Months earlier, before any news of a memorial service, I had booked a flight for Tuesday, December 10, passing through Johannesburg to Malawi for my work as a photographer – never guessing where that might lead.
I arrived in Johannesburg, jet-lagged and sleep-deprived. I wasn’t sure how I’d actually get to the the service – or even whether I’d be able to get into the stadium once there.
One of my neighbors here in Baja is South African. His sister still lives in Johannesburg. She met me, introduced herself, and said “Leave your luggage with me. You are going to have to take the bus. Good luck!”
So, umbrella in one hand and camera in the other, I joined the crowds – running down the street through the rain, searching for a bus with room for a few more. One bus stopped, opened its doors, and my new African friends pulled me along as we squeezed our way inside.

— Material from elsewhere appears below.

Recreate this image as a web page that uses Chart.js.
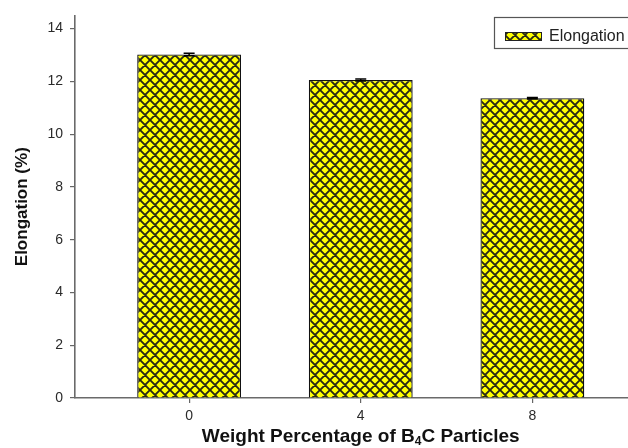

That’s when it happened – singing and dancing – poignant, joyous, solemn but celebratory – that swept it’s way down the aisle, a call and response song whose words everyone seemed to know. Called Struggle Songs, these melodies as beautiful as any professional choir’s, sang us into the stadium, and sang us back out after the service was over. These struggle songs sang us through waiting in a line of thousands to make the return bus journey. They sang us back along the bus route, and sang us through the train station.
“This is the spirit of Madiba,” said Tshego, my new friend and impromptu host for the day. “This is what he stood for – the people, becoming more together than we are on our own- Ubuntu. It is our journey to live our lives in a way that keeps his legacy alive.”
As the rain continued to fall, despite being drenched and sleep-deprived from the long journey, there was one word that sang within me – ubuntu.